До ночи они прошли немало лиг по лесу. Когда разбили привал и стали готовиться ко сну, Ишмак не сел, а свалился на землю. Ему было плохо, голова кружилась, в глазах темнело, всё тело горело, а окружающий мир словно был подёрнут дымкой. Наверное, сказалась и переправа через реку и невиданное напряжение этого дня. Вечером он лёг, а встать утром уже не смог.

Может быть, он бредил, Ишмак не помнил. Очнулся он, судя по всему, в каком-то помещении. Темнота вокруг была такая, что хоть глаз выколи. А может быть он просто ослеп? Он пошевелился, напрягая изо всех сил глаза, чтобы разглядеть хоть что-то. Тут же послышался какой-то шорох и, вдруг, загорелся свет. На столе, в подсвечнике, стояла свеча, роняя зыбкий неверный свет. Возле неё, наполовину скрытый темнотой, сидел Женя.

— Очнулся, наконец-то. — Улыбнувшись, сказал он. И все ночные мороки рассеялись без следа. Ишмак снова почувствовал себя цельным и здоровым, только словно очнувшимся от длинного сна.

— Долго я болел? — спросил он.

— Неделю.

— Неделю? — Ишмак с изумлением огляделся по сторонам. Он лежал на кровати в небольшой комнате, которая скорее напоминала тюрьму или подземелье.

— Где я?

— В заброшенных подземельях под нашим лагерем.

— Я в плену? — Спросил Ишмак. Ничего другого ему просто в голову не приходило.

— Нет. Что ты! — Удивлённо ответил Женя. И Ишмак был рад услышать такой ответ. После долгой и тяжёлой болезни, после пребывания на грани яви и сна, ему было просто хорошо увидеть что-то настоящее, реальное. Он с радостью смотрел на Женю и слушал его речь. Только Ишмаку было странно, что Женя, который ненавидел его, вдруг изменился. Может это ловушка? «Да и пусть!» — подумал Ишмак. Он устал от вечных опасений, от тринадцатилетней игры в прятки со всем миром.
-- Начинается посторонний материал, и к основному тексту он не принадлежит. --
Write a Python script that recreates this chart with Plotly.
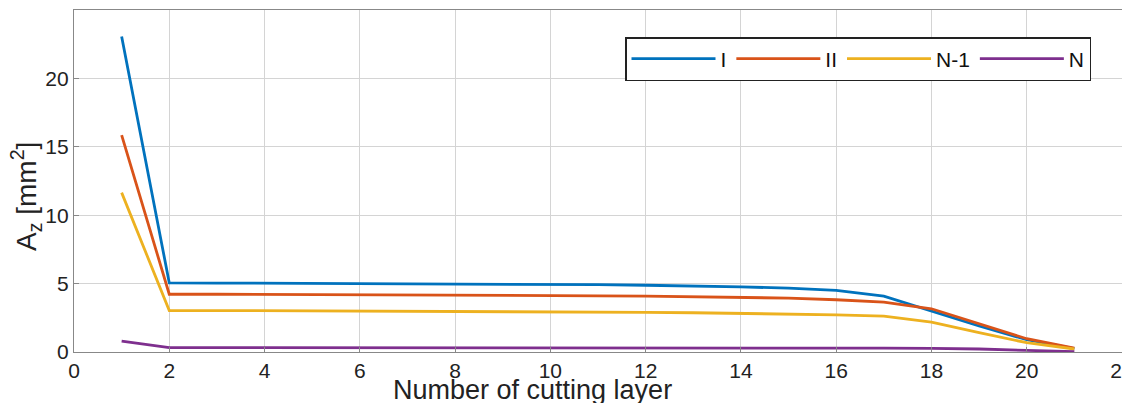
import plotly.graph_objects as go

layers = list(range(1, 22))
series_I = [23.07, 5.05, 5.04, 5.03, 5.03, 5.02, 5.0, 4.99, 4.97, 4.95, 4.92, 4.88, 4.83, 4.76, 4.67, 4.5, 4.08, 2.99, 1.9, 0.9, 0.25]
series_II = [15.86, 4.22, 4.22, 4.21, 4.21, 4.2, 4.19, 4.17, 4.15, 4.13, 4.11, 4.08, 4.05, 4.0, 3.94, 3.82, 3.64, 3.16, 2.07, 0.97, 0.28]
series_N1 = [11.65, 3.03, 3.03, 3.02, 3.02, 3.01, 3.0, 2.99, 2.97, 2.95, 2.93, 2.9, 2.87, 2.83, 2.78, 2.72, 2.62, 2.19, 1.41, 0.68, 0.22]
series_N = [0.8, 0.32, 0.32, 0.32, 0.32, 0.31, 0.31, 0.31, 0.31, 0.3, 0.3, 0.3, 0.3, 0.29, 0.29, 0.28, 0.28, 0.26, 0.22, 0.12, 0.03]

names = ["I", "II", "N-1", "N"]
colors = ["#0072BD", "#D95319", "#EDB120", "#7E2F8E"]
values = [series_I, series_II, series_N1, series_N]

x_ticks = list(range(0, 23, 2))
y_ticks = [0, 5, 10, 15, 20]

fig = go.Figure()
for n, c, v in zip(names, colors, values):
    fig.add_trace(go.Scatter(x=layers, y=v, mode="lines", name=n,
                             line=dict(color=c, width=2.8)))

font = "Liberation Sans, Arial, sans-serif"
W, H = 1122, 403
L, R, T, B = 74, 0, 10, 51
pw, ph = W - L - R, H - T - B

fig.update_layout(
    width=W, height=H, autosize=False,
    margin=dict(l=L, r=R, t=T, b=B, autoexpand=False),
    plot_bgcolor="white", paper_bgcolor="white",
    font=dict(family=font, size=21, color="#222"),
    showlegend=True,
    legend=dict(orientation="h", x=(1091 - L) / pw, y=(H - B - 37) / ph,
                xanchor="right", yanchor="top",
                bordercolor="#222", borderwidth=1.5, bgcolor="white",
                font=dict(size=21, color="#111"), itemwidth=84,
                tracegroupgap=0),
    xaxis=dict(range=[0, 22], tickvals=x_ticks, showgrid=True, gridcolor="#d4d4d4",
               gridwidth=1, zeroline=False, showline=True, linecolor="#888",
               linewidth=1.2, mirror=True, ticks="inside", ticklen=5, tickcolor="#888",
               tickfont=dict(size=21, color="#222"), automargin=False,
               ticklabeloverflow="allow"),
    yaxis=dict(range=[0, 25], tickvals=y_ticks, showgrid=True, gridcolor="#d4d4d4",
               gridwidth=1, zeroline=False, showline=True, linecolor="#888",
               linewidth=1.2, mirror=True, ticks="inside", ticklen=5, tickcolor="#888",
               tickfont=dict(size=21, color="#222"), automargin=False),
    annotations=[
        dict(text="Number of cutting layer", xref="paper", yref="paper",
             x=(532 - L) / pw, y=-(390 - (H - B)) / ph, xanchor="center", yanchor="middle",
             showarrow=False, font=dict(size=27, color="#222")),
        dict(text="A<sub>z</sub> [mm<sup>2</sup>]", xref="paper", yref="paper",
             x=-(L - 26) / pw, y=(H - B - 197) / ph, xanchor="center", yanchor="middle",
             textangle=-90, showarrow=False, font=dict(size=28, color="#222")),
    ],
)

fig.write_html("out.html",
               config={"displayModeBar": False, "responsive": False},
               post_script="document.body.style.margin='0';document.body.style.padding='0';document.body.style.overflow='hidden';")
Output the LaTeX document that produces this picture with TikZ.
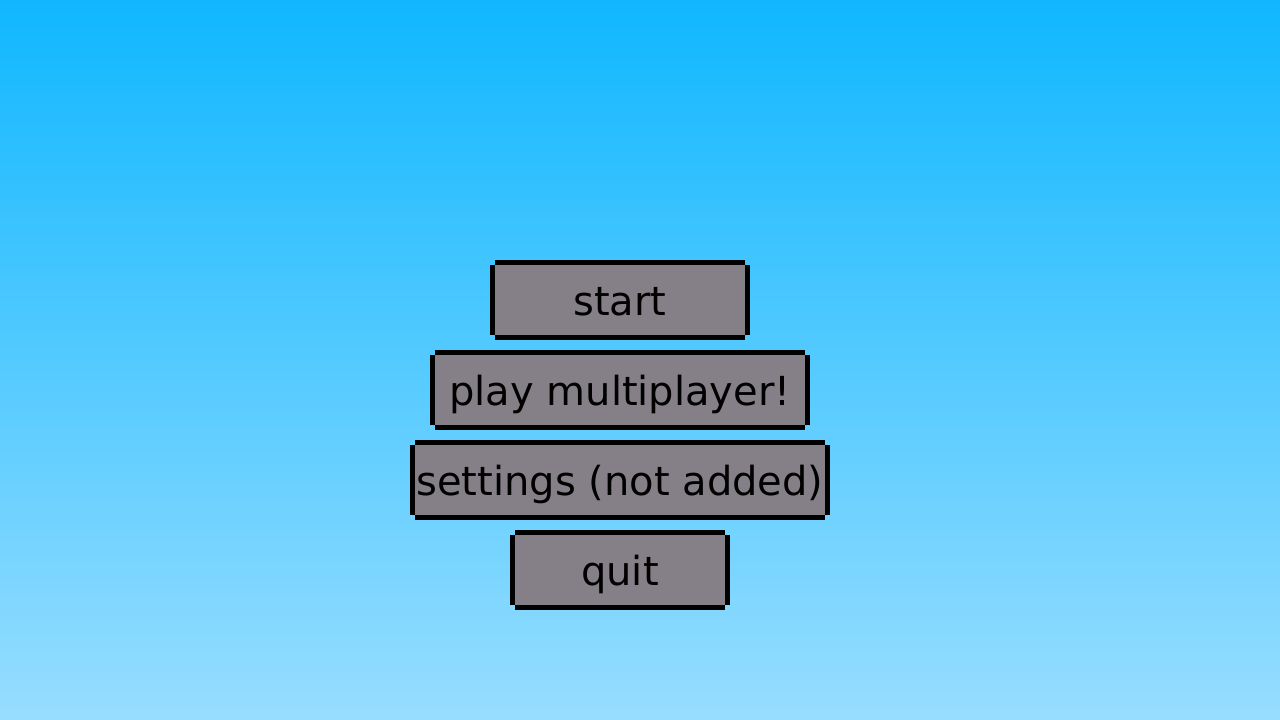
\documentclass[tikz,border=0pt]{standalone}
\usepackage{fontspec}
\setmainfont{DejaVu Sans}
\definecolor{skytop}{HTML}{10B7FF}
\definecolor{skybot}{HTML}{97DDFF}
\definecolor{btngray}{HTML}{858088}
\newcommand{\menubtn}[5]{%
  % #1 name, #2 left, #3 right, #4 top, #5 text
  \fill[btngray] (#2+5,#4+5) rectangle (#3-5,#4+75);
  \fill[black] (#2+5,#4) rectangle (#3-5,#4+5);
  \fill[black] (#2+5,#4+75) rectangle (#3-5,#4+80);
  \fill[black] (#2,#4+5) rectangle (#2+5,#4+75);
  \fill[black] (#3-5,#4+5) rectangle (#3,#4+75);
  \node[btntext] (#1) at ({(#2+#3)/2},#4+55) {#5};
}
\begin{document}
\begin{tikzpicture}[x=1pt,y=-1pt,
  btntext/.style={anchor=base,inner sep=0pt,font=\fontsize{40}{48}\selectfont,text=black}]
\useasboundingbox (0,0) rectangle (1280,720);
\shade[top color=skytop,bottom color=skybot] (0,0) rectangle (1280,720);
\menubtn{start}{490}{750}{260}{start}
\menubtn{multi}{430}{810}{350}{play multiplayer!}
\menubtn{settings}{410}{830}{440}{settings (not added)}
\menubtn{quit}{510}{730}{530}{quit}
\end{tikzpicture}
\end{document}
Нет уж, пусть будет так, как должно быть.

А Женя что-то говорил про лагерь, про сердов, про войну. Ишмак его почти не слушал. Он вслушивался в себя, искал в своём сердце рану, но нашёл лишь только шрам. Рана затянулась. Он уже не чувствовал той всеобъемлющей боли, как в тот день. Он словно смог посмотреть на себя со стороны и вспомнил как когда-то говорил Наташе: «Книга только тогда Книга, когда в ней есть и смешное и грустное, есть и боль и радость, и смерть и надежда, когда герои умирают, но остаются вечно жить в памяти и сердцах других людей». А что такое день? Всего лишь страница Книги Жизни. И Ишмаку вдруг стало легко, как будто что-то отпустило его. Он почувствовал, понял и прожил за мгновенье душой, что жизнь это всего лишь книга, которую пишет кто-то сильный и могущественный, заставляя людей плакать и смеяться. А потом Он закроет книгу, и эта написанная жизнь кончится, и начнётся настоящая. И Ишмак улыбнулся своим мыслям, своему пониманию, потом перевернулся на другой бок. Он ещё услышал, как Женя тихонько вышел, закрыв за собой дверь, а потом провалился в сон.

II

Он проспал весь вечер, ночь и утро, а, проснувшись, обнаружил, что в помещении вдруг стало светлее. Сверху, через маленькое отверстие, которое он не заметил вчера, проникал луч света. В нём, смешно кружась, играли пылинки, взлетая и садясь на тяжёлый дубовый стол. Ишмак попытался встать. На удивление, ему это удалось. Он даже не чувствовал усталости, как будто и не метался неделю в беспамятстве. Одежда его висела на спинке стула, что стоял рядом с кроватью. Он оделся и принялся подробно осматривать своё жилище. Это была старинная комната, а вовсе не тюрьма, как почудилось ему вчера. Только и стены и пол и потолок были сложены из старого кирпича, чуть ли не времён Катаклизма. Слева от него стояла кровать, рядом стол и стул. Видно было, что они принадлежат этой комнате и являются её неотъемлемой частью. Кровать была массивная, деревянная, с затейливой резьбой, и, казалось, вросшая в пол. Окон в комнате не было. Только один источник света — зарешеченное отверстие в потолке комнаты, скорее всего вентиляционное. Свет из него падал лишь на середину комнаты, оставляя углы тонуть в темноте. Ишмак поискал глазами дверь. Не через оконце же величиной с голову, к нему приходил Женя. И дверь обнаружилась, на границе света и тьмы, за столом.